TO BE DONE: Pictures are not part of the copy. Retype the lines from the first one through the line that contains "7055, 4590, 4050, 4760]".

---------- GIVEN MATERIAL ----------

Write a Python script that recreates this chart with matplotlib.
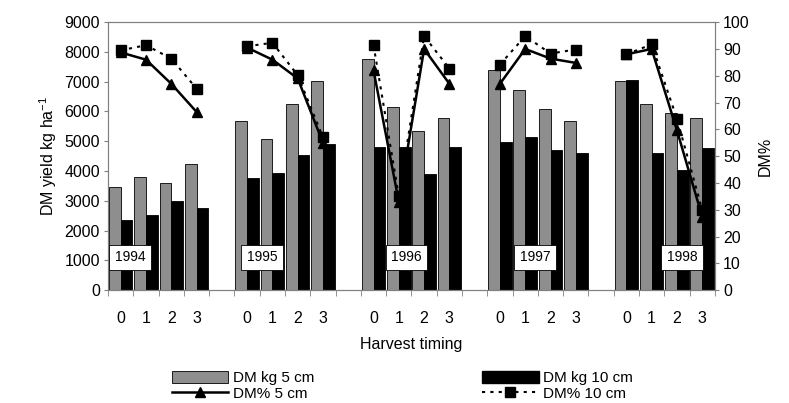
import numpy as np
import matplotlib
matplotlib.use("Agg")
import matplotlib.pyplot as plt
from matplotlib.lines import Line2D
from matplotlib.patches import Patch

plt.rcParams['font.family'] = ['Liberation Sans', 'DejaVu Sans']
plt.rcParams['mathtext.default'] = 'regular'

years = ['1994', '1995', '1996', '1997', '1998']
timing = ['0', '1', '2', '3']

# DM yield (kg/ha), 4 harvest timings per year
dm_5cm = [3450, 3800, 3600, 4250,
          5690, 5070, 6240, 7020,
          7750, 6140, 5340, 5770,
          7410, 6720, 6070, 5690,
          7020, 6240, 5960, 5790]
dm_10cm = [2350, 2540, 2990, 2770,
           3750, 3920, 4535, 4900,
           4815, 4815, 3900, 4815,
           4980, 5130, 4700, 4590,
           7055, 4590, 4050, 4760]

# DM %
pct_5cm = [88.7, 86, 77, 66.5,
           90.5, 86, 79, 55,
           82, 33, 90, 77,
           77, 90, 86.4, 84.8,
           88, 90, 59.7, 27.4]
pct_10cm = [89.5, 91.4, 86.4, 75.2,
            91, 92.3, 80.2, 57,
            91.4, 35, 94.8, 82.7,
            84.2, 94.8, 88.3, 89.8,
            88, 91.7, 64, 30]

# label box positions (category units) for the year tags
year_x = [0.37, 5.6, 11.3, 16.4, 22.2]


def spread(vals):
    # put a blank category between the years
    out = []
    for i in range(len(years)):
        out += list(vals[i*4:(i+1)*4])
        if i < len(years) - 1:
            out.append(np.nan)
    return np.array(out, dtype=float)


g5 = spread(dm_5cm)
g10 = spread(dm_10cm)
p5 = spread(pct_5cm)
p10 = spread(pct_10cm)
x = np.arange(len(g5))
labels = []
for i in range(len(years)):
    labels += timing
    if i < len(years) - 1:
        labels.append('')

fig = plt.figure(figsize=(7.89, 4.03), dpi=100)
ax = fig.add_axes([0.137, 0.280, 0.769, 0.665])
w = 0.465
ax.bar(x - w/2, g5, w, color='#8e8e8e', edgecolor='black', linewidth=0.6)
ax.bar(x + w/2, g10, w, color='black', edgecolor='black', linewidth=0.6)
ax.set_xlim(-0.5, len(x) - 0.5)
ax.set_ylim(0, 9000)
ax.set_yticks(np.arange(0, 9001, 1000))
ax.set_xticks(x)
ax.set_xticklabels(labels)
ax.set_xticks(np.arange(-0.5, len(x), 1), minor=True)
ax.tick_params(axis='x', which='major', length=0, pad=15, labelsize=11.5)
ax.tick_params(axis='x', which='minor', length=4, color='#808080')
ax.tick_params(axis='y', length=3, color='#808080', labelsize=11.5, pad=3)
ax.set_xlabel('Harvest timing', fontsize=11.5, labelpad=8)
ax.set_ylabel('DM yield kg ha$^{-1}$', fontsize=11.5, labelpad=4)
for s in ax.spines.values():
    s.set_color('#808080')

for yr, xp in zip(years, year_x):
    ax.text(xp, 1100, yr, ha='center', va='center', fontsize=10,
            bbox=dict(boxstyle='square,pad=0.4', fc='white', ec='black', lw=0.6),
            zorder=5)

ax2 = ax.twinx()
ax2.plot(x, p5, color='black', lw=1.8, marker='^', ms=6.5)
ax2.plot(x, p10, color='black', lw=1.5, ls=(0, (1.5, 2.5)), marker='s', ms=7.5)
ax2.set_ylim(0, 100)
ax2.set_yticks(np.arange(0, 101, 10))
ax2.tick_params(axis='y', length=3, color='#808080', labelsize=11.5, pad=3)
ax2.set_ylabel('DM%', fontsize=11.5, labelpad=6)
for s in ax2.spines.values():
    s.set_color('#808080')

handles = [
    Patch(facecolor='#8e8e8e', edgecolor='black', linewidth=0.6),
    Line2D([], [], color='black', lw=1.8, marker='^', ms=6.5),
    Patch(facecolor='black', edgecolor='black'),
    Line2D([], [], color='black', lw=1.5, ls=(0, (1.5, 2.5)), marker='s', ms=7.5),
]
names = ['DM kg 5 cm', 'DM% 5 cm', 'DM kg 10 cm', 'DM% 10 cm']
fig.legend(handles, names, loc='center', bbox_to_anchor=(0.51, 0.042), ncol=2,
           frameon=False, fontsize=11, handlelength=3.7, handleheight=0.75,
           columnspacing=11, labelspacing=0.1, handletextpad=0.3)

fig.savefig('out.png', dpi=100)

----------

TASK SOLUTION:
Write a Python script that recreates this chart with matplotlib.
import numpy as np
import matplotlib
matplotlib.use("Agg")
import matplotlib.pyplot as plt
from matplotlib.lines import Line2D
from matplotlib.patches import Patch

plt.rcParams['font.family'] = ['Liberation Sans', 'DejaVu Sans']
plt.rcParams['mathtext.default'] = 'regular'

years = ['1994', '1995', '1996', '1997', '1998']
timing = ['0', '1', '2', '3']

# DM yield (kg/ha), 4 harvest timings per year
dm_5cm = [3450, 3800, 3600, 4250,
          5690, 5070, 6240, 7020,
          7750, 6140, 5340, 5770,
          7410, 6720, 6070, 5690,
          7020, 6240, 5960, 5790]
dm_10cm = [2350, 2540, 2990, 2770,
           3750, 3920, 4535, 4900,
           4815, 4815, 3900, 4815,
           4980, 5130, 4700, 4590,
           7055, 4590, 4050, 4760]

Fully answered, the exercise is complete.